O Exame de Ordem que, em sua
essência, deveria destinar-se a verificar a aptidão do candidato ao exercício
da profissão, transmudou-se em verdadeiro instrumento de “reserva de mercado”,
obstruindo o ingresso de profissionais da advocacia no mercado de trabalho.
Outra lamentável constatação
sobre a forma com que vêm sendo conduzidos esses certames e suas conseqüências
é a crescente proliferação de “cursinhos
preparatórios” de duvidosa seriedade, dentre os quais alguns que contam em seu
corpo docente com profissionais ligados às próprias escolas de advocacia das
seccionais estaduais.
Com efeito, a forma com que
vêm sendo elaboradas as provas do Exame de Ordem não deixa margem para qualquer
dúvida sobre o fato de que esse exame abandonou
por completo o objetivo de testar conhecimentos mínimos dos candidatos para o
exercício profissional.
Trata-se de provas cujas
questões, além de mal redigidas, vêm impregnadas de sutilezas e artimanhas
próprias a induzir o candidato ao erro e que, de outro modo, pouco ou nada
servem para efetivamente testar conhecimentos jurídicos dos sabatinados.
Some-se ainda o fato de que,
segundo a nova sistemática adotada pela OAB, os candidatos deverão submeter-se a uma
prova de conhecimentos gerais contendo 100 questões, o que dificulta ainda mais
a possibilidade do bacharel em Direito (bom ou mau) de ingressar na carreira da
advocacia.
Evidentemente, não se está
aqui a defender a tese de que se deva abolir a exigência do Exame de Ordem para
ingresso na carreira da advocacia. Tampouco a de que se deva torná-lo mera
formalidade para o cumprimento da exigência legal, facilitando o ingresso na
carreira de profissionais sem os mínimos conhecimentos técnicos para o
exercício da advocacia, como ocorria há alguns anos.
Se houve equívoco nos
primeiros certames feitos logo após o início da vigência do atual estatuto, por
meio dos quais despejou-se no mercado da advocacia milhares
de profissionais inaptos ao exercício da profissão (que certamente
continuam a atuar), esse erro não pode ser compensado agora com outro, a saber,
com a equivocada idéia de que o exame deva constituir obstáculo ao ingresso na
profissão de candidatos potencialmente aptos para o múnus da advocacia.

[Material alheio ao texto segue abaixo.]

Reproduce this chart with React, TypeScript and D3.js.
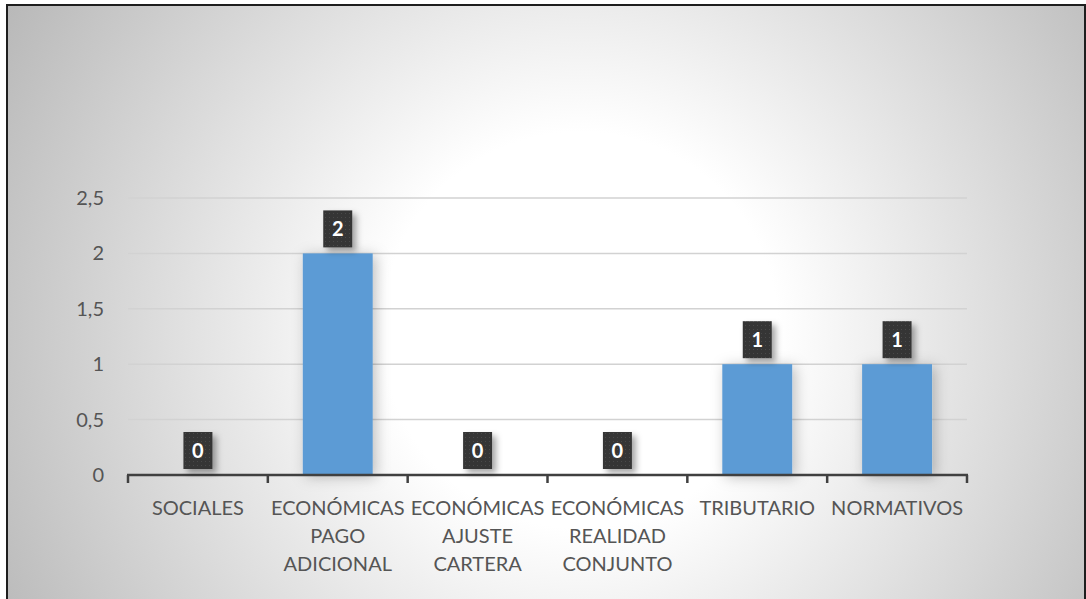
import React from "react";
import * as d3 from "d3";

const categories = [
  "SOCIALES",
  "ECONÓMICAS PAGO ADICIONAL",
  "ECONÓMICAS AJUSTE CARTERA",
  "ECONÓMICAS REALIDAD CONJUNTO",
  "TRIBUTARIO",
  "NORMATIVOS",
];
const values = [0, 2, 0, 0, 1, 1];
const yTicks = [0, 0.5, 1, 1.5, 2, 2.5];
const yTickLabels = ["0", "0,5", "1", "1,5", "2", "2,5"];

const W = 1086;
const H = 599;
const FONT = "Lato, 'Open Sans', sans-serif";

export default function App() {
  const x = d3
    .scaleBand<string>()
    .domain(categories)
    .range([128, 967])
    .paddingInner(0.5)
    .paddingOuter(0.25);
  const y = d3.scaleLinear().domain([0, 2.5]).range([475, 198]);
  const step = x.step();
  const boundaries = d3.range(categories.length + 1).map((i) => 128 + i * step);

  return (
    <svg
      width={W}
      height={H}
      style={{ position: "absolute", left: 0, top: 0 }}
      xmlns="http://www.w3.org/2000/svg"
    >
      <defs>
        <radialGradient id="bg" gradientUnits="userSpaceOnUse" cx={580} cy={330} r={660}>
          <stop offset="0" stopColor="#ffffff" />
          <stop offset="0.3" stopColor="#ffffff" />
          <stop offset="1" stopColor="#b8b8b8" />
        </radialGradient>
        <filter id="barShadow" x="-50%" y="-20%" width="200%" height="140%">
          <feDropShadow dx="3" dy="2" stdDeviation="7" floodColor="#000" floodOpacity="0.25" />
        </filter>
        <filter id="lblShadow" x="-50%" y="-50%" width="200%" height="200%">
          <feDropShadow dx="4" dy="4" stdDeviation="3" floodColor="#000" floodOpacity="0.35" />
        </filter>
        <pattern id="dots" width="4" height="4" patternUnits="userSpaceOnUse">
          <rect width="4" height="4" fill="#363636" />
          <rect x="1" y="1" width="1" height="1" fill="#4a4a4a" />
        </pattern>
      </defs>

      <rect x={0} y={0} width={W} height={H} fill="#ffffff" />
      <rect x={7} y={5} width={1078} height={H + 10} fill="url(#bg)" stroke="#1e1e1e" strokeWidth={2} />

      {/* gridlines */}
      {yTicks.slice(1).map((t) => (
        <line key={t} x1={128} x2={967} y1={y(t)} y2={y(t)} stroke="#d2d2d2" strokeWidth={1.5} />
      ))}

      {/* y labels */}
      {yTicks.map((t, i) => (
        <text
          key={t}
          x={104}
          y={y(t)}
          dy="0.35em"
          textAnchor="end"
          fontFamily={FONT}
          fontSize={20}
          fill="#555555"
        >
          {yTickLabels[i]}
        </text>
      ))}

      {/* bars */}
      {categories.map((c, i) =>
        values[i] > 0 ? (
          <rect
            key={c}
            x={x(c)}
            y={y(values[i])}
            width={x.bandwidth()}
            height={y(0) - y(values[i])}
            fill="#5b9bd5"
            filter="url(#barShadow)"
          />
        ) : null
      )}

      {/* axis */}
      <line x1={127} x2={968} y1={475} y2={475} stroke="#404040" strokeWidth={2.5} />
      {boundaries.map((b, i) => (
        <line key={i} x1={b} x2={b} y1={475} y2={483} stroke="#404040" strokeWidth={2.5} />
      ))}

      {/* data labels */}
      {categories.map((c, i) => {
        const cx = (x(c) as number) + x.bandwidth() / 2;
        const top = y(values[i]);
        const bw = 29;
        const bh = 37;
        return (
          <g key={c}>
            <rect
              x={cx - bw / 2}
              y={top - 6 - bh}
              width={bw}
              height={bh}
              fill="url(#dots)"
              filter="url(#lblShadow)"
            />
            <text
              x={cx}
              y={top - 6 - bh / 2}
              dy="0.36em"
              textAnchor="middle"
              fontFamily={FONT}
              fontSize={20}
              fontWeight={700}
              fill="#ffffff"
            >
              {values[i]}
            </text>
          </g>
        );
      })}

      {/* x labels */}
      {categories.map((c) => {
        const cx = (x(c) as number) + x.bandwidth() / 2;
        return (
          <text key={c} textAnchor="middle" fontFamily={FONT} fontSize={20} fill="#555555">
            {c.split(" ").map((w, j) => (
              <tspan key={j} x={cx} y={515 + j * 28}>
                {w}
              </tspan>
            ))}
          </text>
        );
      })}
    </svg>
  );
}
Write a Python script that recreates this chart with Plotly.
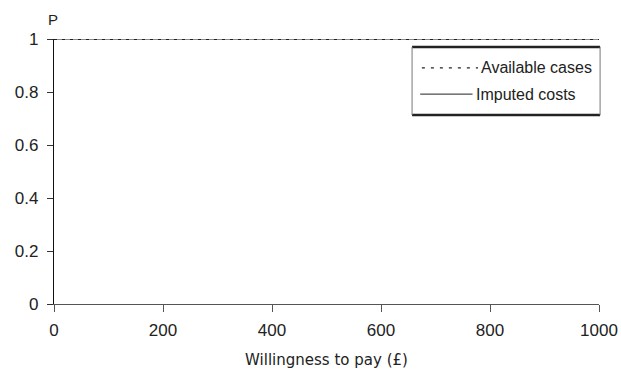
import plotly.graph_objects as go

wtp = [0, 100, 200, 300, 400, 500, 600, 700, 800, 900, 1000]
p_available = [1, 1, 1, 1, 1, 1, 1, 1, 1, 1, 1]
p_imputed = [1, 1, 1, 1, 1, 1, 1, 1, 1, 1, 1]
series_names = ["Available cases", "Imputed costs"]
x_ticks = [0, 200, 400, 600, 800, 1000]
y_ticks = [0, 0.2, 0.4, 0.6, 0.8, 1]
y_tick_labels = ["0", "0.2", "0.4", "0.6", "0.8", "1"]

fig = go.Figure()
fig.add_trace(go.Scatter(x=wtp, y=p_imputed, mode="lines", name=series_names[1],
                         line=dict(color="#666666", width=1.5), cliponaxis=False,
                         showlegend=False))
fig.add_trace(go.Scatter(x=wtp, y=p_available, mode="lines", name=series_names[0],
                         line=dict(color="#222222", width=1.8, dash="3px,5px"),
                         cliponaxis=False, showlegend=False))

fnt = "Liberation Sans, Arial, sans-serif"

fig.update_layout(
    width=621, height=372,
    margin=dict(l=54, r=22, t=39, b=68, autoexpand=False),
    paper_bgcolor="white", plot_bgcolor="white",
    showlegend=False,
    xaxis=dict(range=[0, 1000], tickvals=x_ticks, ticks="outside", ticklen=7,
               tickcolor="#555555", showline=True, linecolor="#555555", linewidth=1.2,
               showgrid=False, zeroline=False, automargin=False, ticklabelstandoff=3,
               tickfont=dict(family=fnt, size=17, color="#222222"),
               title=dict(text="Willingness to pay (£)",
                          font=dict(family="DejaVu Sans, Verdana, sans-serif", size=15, color="#222222"),
                          standoff=15)),
    yaxis=dict(range=[0, 1], tickvals=y_ticks, ticktext=y_tick_labels, ticks="outside",
               ticklen=6, tickcolor="#333333", showline=True, linecolor="#111111",
               linewidth=1.2, showgrid=False, zeroline=False, automargin=False,
               ticklabelstandoff=5,
               tickfont=dict(family=fnt, size=17, color="#222222")),
)

# "P" axis label
fig.add_annotation(text="P", x=-0.002, y=1.075, xref="paper", yref="paper",
                   xanchor="center", yanchor="middle",
                   showarrow=False, font=dict(family=fnt, size=15, color="#222222"))

# custom legend box
lx0, lx1, ly0, ly1 = 0.657, 1.002, 0.713, 0.970
fig.add_shape(type="line", xref="paper", yref="paper", x0=lx0, x1=lx1, y0=ly1, y1=ly1,
              line=dict(color="#222222", width=2.5))
fig.add_shape(type="line", xref="paper", yref="paper", x0=lx0, x1=lx1, y0=ly0, y1=ly0,
              line=dict(color="#222222", width=2.5))
fig.add_shape(type="line", xref="paper", yref="paper", x0=lx0, x1=lx0, y0=ly0, y1=ly1,
              line=dict(color="#777777", width=1))
fig.add_shape(type="line", xref="paper", yref="paper", x0=lx1, x1=lx1, y0=ly0, y1=ly1,
              line=dict(color="#777777", width=1))
# sample lines
fig.add_shape(type="line", xref="paper", yref="paper", x0=0.675, x1=0.778, y0=0.891, y1=0.891,
              line=dict(color="#222222", width=1.2, dash="3px,6px"))
fig.add_shape(type="line", xref="paper", yref="paper", x0=0.672, x1=0.768, y0=0.792, y1=0.792,
              line=dict(color="#222222", width=1))
fig.add_annotation(text=series_names[0], x=0.779, y=0.891, xref="paper", yref="paper",
                   xanchor="left", yanchor="middle", showarrow=False,
                   font=dict(family=fnt, size=16, color="#222222"))
fig.add_annotation(text=series_names[1], x=0.770, y=0.792, xref="paper", yref="paper",
                   xanchor="left", yanchor="middle", showarrow=False,
                   font=dict(family=fnt, size=16, color="#222222"))

fig.write_html("out.html", config={"displayModeBar": False},
               post_script="document.body.style.margin='0';")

O que não se pode admitir, em
qualquer hipótese, é o desvio de finalidade da norma legal para outros fins,
tais quais a reserva de mercado e o estímulo à proliferação dos famigerados
cursinhos preparatórios, principais beneficiados com a atual sistemática
adotada na condução desse exame.
É bom lembrar que os
altíssimos índices de reprovação registrados nos últimos anos, invariavelmente
justificados pela OAB como decorrência do baixo nível do ensino nas
universidades, não podem ser debitados exclusivamente a este problema que,
admita-se, efetivamente existe. Há casos de bacharéis egressos de boas
faculdades de Direito, com excelente histórico escolar e que, no entanto, não
conseguem atingir a pontuação mínima para aprovação na prova de conhecimentos
gerais do exame.
Algo de errado parece
acometer o raciocínio trilhado pelos dirigentes da OAB. Do contrário, passemos
então a admitir que os indigitados cursinhos preparatórios estão ensinando
melhor do que as faculdades de Direito — instituições de ensino oficial.